FlakeRepro: Automated and Efficient Reproduction of Concurrency-Related Flaky Tests

Flaky tests, which can non-deterministically pass or fail on the same code, impose significant burden on developers by providing misleading signals during regression testing. Microsoft developers consider flaky tests as one of the top two reasons for slowing down software development. In order to debug the root-cause of a flaky behavior, a developer often needs to first reliably reproduce a failed execution. Unfortunately, this is non-trivial. For example, most of the flakiness in unit tests are caused by concurrency, and reproducing their failures requires specific thread interleaving.

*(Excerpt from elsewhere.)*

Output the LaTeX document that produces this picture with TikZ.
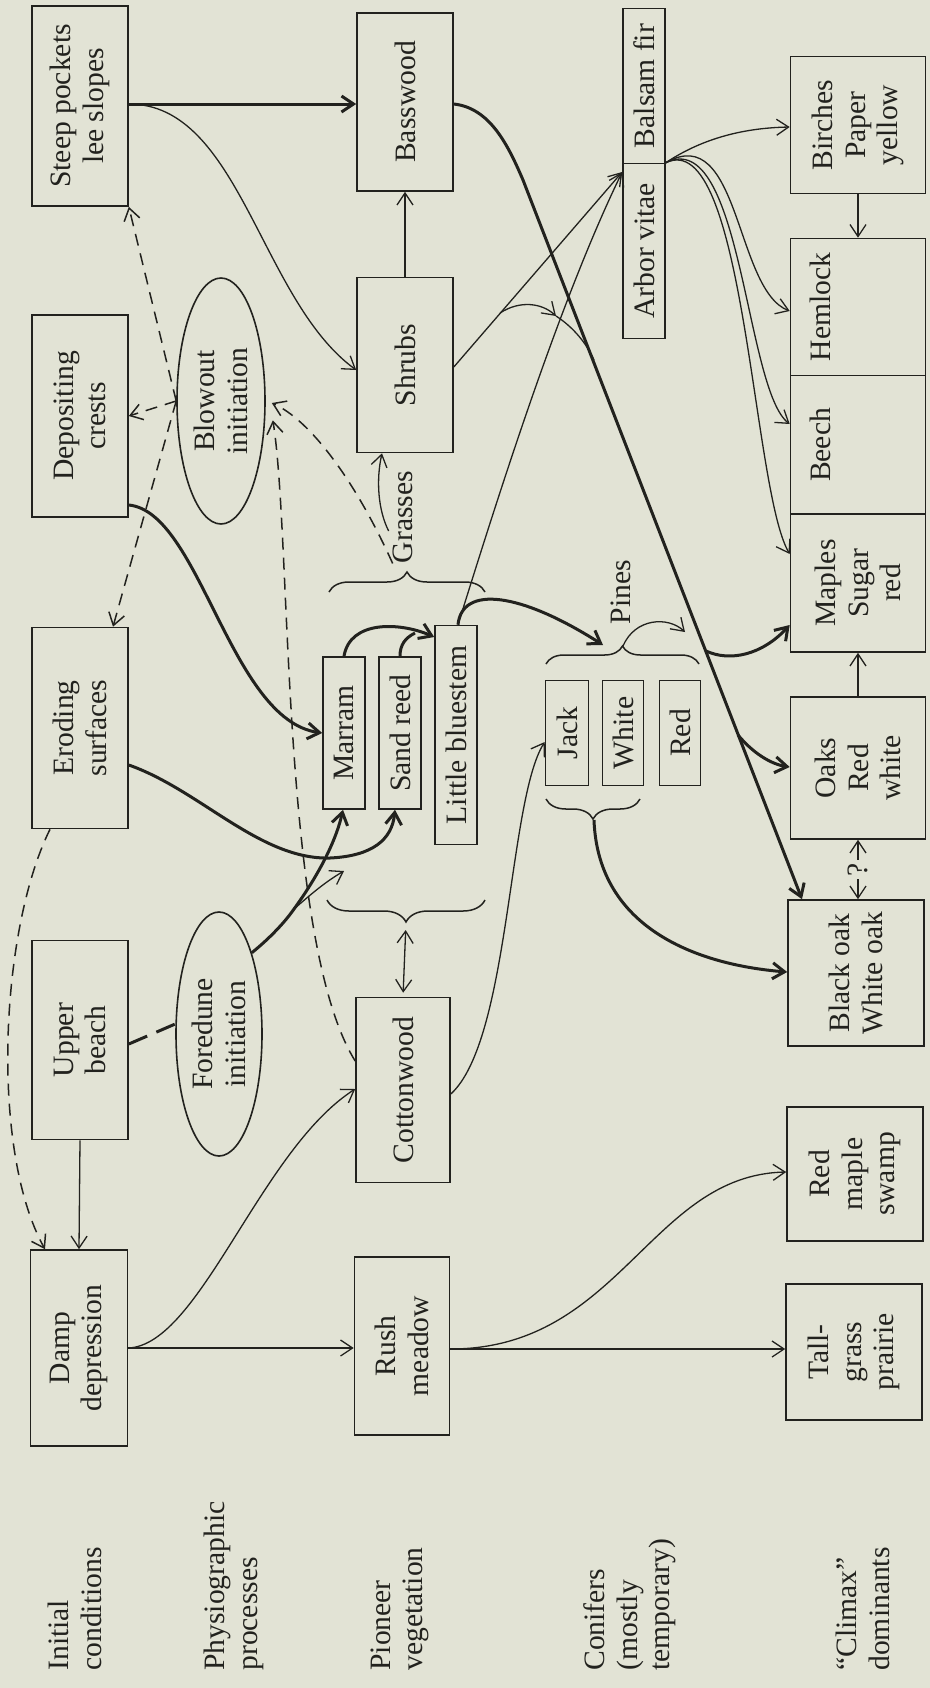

To address this challenge, we introduce FlakeRepro that helps developers reproduce a failed execution of a flaky test caused by concurrency. FlakeRepro combines static and dynamic analysis to quickly identify an interleaving that makes a flaky test fail with the same original error message. FlakeRepro is efficient: it can reproduce a failed execution after exploring few tens of interleavings. FlakeRepro integrates well with existing systems: it automatically instruments test binaries that can run on existing and unmodified test pipelines.

We have implemented FlakeRepro for .NET and used it in Microsoft. In an experiment with 22 Microsoft projects, FlakeRepro could reproduce 26 of total 31 concurrent-related flaky tests, after exploring only <7 interleavings and within 6 minutes on average.